What is being asked: Retype exactly what runs from the first line of the data to the line with "import matplotlib.pyplot as plt", keeping both of those lines and skipping pictures.

-- start of Source excerpt --

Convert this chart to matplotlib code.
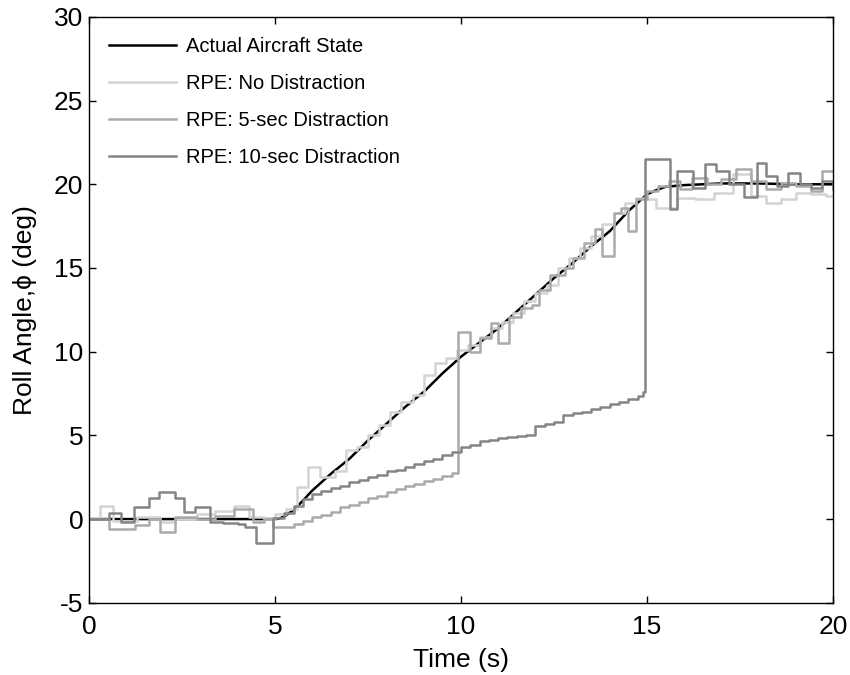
import matplotlib.pyplot as plt

# Actual aircraft state (smooth)
act_t = [0.0, 5.0, 5.1, 5.25, 5.5, 5.75, 6.0, 6.5, 7.0, 7.5, 8.0, 8.5, 9.0, 9.5, 10.0,
         10.5, 11.0, 11.5, 12.0, 12.5, 13.0, 13.5, 14.0, 14.5, 15.0, 15.25, 15.5,
         16.0, 17.0, 18.0, 19.0, 20.0]
act_v = [0.0, 0.0, 0.02, 0.15, 0.55, 1.1, 1.7, 2.7, 3.6, 4.7, 5.7, 6.7, 7.6, 8.7, 9.7,
         10.55, 11.4, 12.4, 13.4, 14.4, 15.3, 16.3, 17.2, 18.4, 19.4, 19.65, 19.85,
         19.95, 20.05, 20.05, 20.0, 20.0]

# RPE: no distraction (sample and hold)
nd_t = [0.0, 0.3, 0.65, 1.3, 1.9, 2.3, 2.9, 3.4, 3.9, 4.3, 4.7, 5.0, 5.3, 5.6, 5.9,
        6.2, 6.6, 6.9, 7.2, 7.5, 7.8, 8.1, 8.4, 8.7, 9.0, 9.3, 9.6, 9.9, 10.2, 10.5,
        10.8, 11.1, 11.4, 11.7, 12.0, 12.3, 12.6, 12.9, 13.2, 13.5, 13.8, 14.1, 14.4,
        14.7, 15.0, 15.25, 15.8, 16.3, 16.8, 17.3, 17.8, 18.2, 18.6, 19.0, 19.4, 19.8, 20.0]
nd_v = [0.0, 0.8, -0.1, 0.1, -0.2, 0.0, 0.3, 0.5, 0.8, 0.1, 0.0, 0.3, 0.6, 1.9, 3.1,
        2.5, 2.9, 4.1, 4.3, 5.0, 5.6, 6.4, 7.0, 7.4, 8.6, 9.3, 9.6, 10.1, 10.4, 10.9,
        11.4, 11.8, 12.3, 13.0, 13.5, 14.0, 15.0, 15.6, 16.2, 16.9, 17.6, 18.3, 18.9,
        19.2, 19.1, 18.6, 19.2, 19.1, 19.5, 20.6, 19.3, 18.9, 19.1, 19.5, 19.4, 19.3, 19.3]

# RPE: 5-sec distraction
fs_t = [0.0, 0.55, 1.25, 1.6, 1.9, 2.3, 2.9, 3.4, 3.9, 4.4, 4.7, 4.95, 5.25, 5.5, 5.75,
        6.0, 6.25, 6.5, 6.75, 7.0, 7.25, 7.5, 7.75, 8.0, 8.25, 8.5, 8.75, 9.0, 9.25,
        9.5, 9.75, 9.93, 10.25, 10.5, 10.8, 11.0, 11.3, 11.6, 11.9, 12.1, 12.4, 12.8,
        13.0, 13.3, 13.6, 13.8, 14.1, 14.3, 14.5, 14.7, 15.0, 15.3, 15.6, 15.9, 16.2,
        16.6, 17.0, 17.4, 17.8, 18.2, 18.6, 19.0, 19.4, 19.7, 20.0]
fs_v = [0.0, -0.6, -0.35, 0.0, -0.8, 0.1, 0.0, 0.2, 0.6, -0.2, 0.0, -0.5, -0.45, -0.3,
        -0.1, 0.1, 0.25, 0.45, 0.7, 0.85, 1.0, 1.25, 1.4, 1.6, 1.8, 1.95, 2.1, 2.25, 2.4,
        2.55, 2.75, 11.2, 10.0, 10.8, 11.7, 10.5, 12.1, 12.6, 12.8, 13.7, 14.6, 15.0,
        15.6, 16.5, 17.3, 15.7, 18.3, 18.6, 17.2, 19.1, 19.6, 19.9, 20.2, 19.7, 20.4,
        20.0, 20.3, 20.9, 20.2, 19.7, 20.1, 19.9, 19.6, 20.8, 20.8]

# RPE: 10-sec distraction
ts_t = [0.0, 0.55, 0.85, 1.2, 1.62, 1.89, 2.3, 2.55, 2.85, 3.25, 3.6, 4.0, 4.2, 4.5,
        4.95, 5.25, 5.5, 5.75, 6.0, 6.25, 6.5, 6.75, 7.0, 7.25, 7.5, 7.75, 8.0, 8.25,
        8.5, 8.75, 9.0, 9.25, 9.5, 9.75, 10.0, 10.25, 10.5, 10.75, 11.0, 11.25, 11.5,
        11.75, 12.0, 12.25, 12.5, 12.75, 13.0, 13.25, 13.5, 13.75, 14.0, 14.25, 14.5,
        14.75, 14.9, 14.95, 15.62, 15.8, 16.25, 16.55, 16.85, 17.2, 17.6, 17.95, 18.2,
        18.5, 18.8, 19.1, 19.4, 19.7, 20.0]
ts_v = [0.0, 0.35, -0.2, 0.7, 1.25, 1.6, 1.25, 0.4, 0.75, -0.2, -0.25, -0.3, -0.5, -1.45,
        0.05, 0.35, 0.8, 1.2, 1.5, 1.7, 1.85, 2.0, 2.2, 2.35, 2.5, 2.65, 2.85, 2.95,
        3.1, 3.3, 3.45, 3.6, 3.8, 4.0, 4.3, 4.45, 4.65, 4.7, 4.85, 4.9, 4.95,
        5.0, 5.55, 5.65, 5.8, 6.2, 6.35, 6.4, 6.55, 6.7, 6.85, 7.0, 7.15,
        7.35, 7.6, 21.5, 18.5, 20.8, 19.8, 21.2, 20.8, 20.0, 19.25, 21.3, 20.5,
        19.9, 20.7, 20.0, 19.8, 20.2, 19.7]

plt.rcParams['font.family'] = ['Liberation Sans', 'DejaVu Sans']
plt.rcParams['axes.unicode_minus'] = False

fig = plt.figure(figsize=(8.5, 6.75), dpi=100)
ax = fig.add_axes([0.1047, 0.107, 0.8753, 0.868])

ax.plot(act_t, act_v, color='black', lw=1.8, label='Actual Aircraft State')
ax.plot(nd_t, nd_v, color='#d3d3d3', lw=1.8, drawstyle='steps-post', label='RPE: No Distraction')
ax.plot(fs_t, fs_v, color='#aaaaaa', lw=1.8, drawstyle='steps-post', label='RPE: 5-sec Distraction')
ax.plot(ts_t, ts_v, color='#858585', lw=1.8, drawstyle='steps-post', label='RPE: 10-sec Distraction')

ax.set_xlim(0, 20)
ax.set_ylim(-5, 30)
ax.set_xticks([0, 5, 10, 15, 20])
ax.set_yticks([-5, 0, 5, 10, 15, 20, 25, 30])
ax.tick_params(direction='in', top=True, right=True, labelsize=19, length=5, width=1)
ax.tick_params(axis='x', pad=8.5)
ax.tick_params(axis='y', pad=4)
for s in ax.spines.values():
    s.set_linewidth(1.0)

ax.set_xlabel('Time (s)', fontsize=19, labelpad=7)
ax.set_ylabel('Roll Angle,ϕ (deg)', fontsize=19, labelpad=12)

ax.legend(loc='upper left', frameon=False, fontsize=14.5, handlelength=3.3,
          handletextpad=0.5, labelspacing=0.9, borderaxespad=0.6)

fig.savefig('out.png', dpi=100)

-- end of Source excerpt --

Answer:
Convert this chart to matplotlib code.
import matplotlib.pyplot as plt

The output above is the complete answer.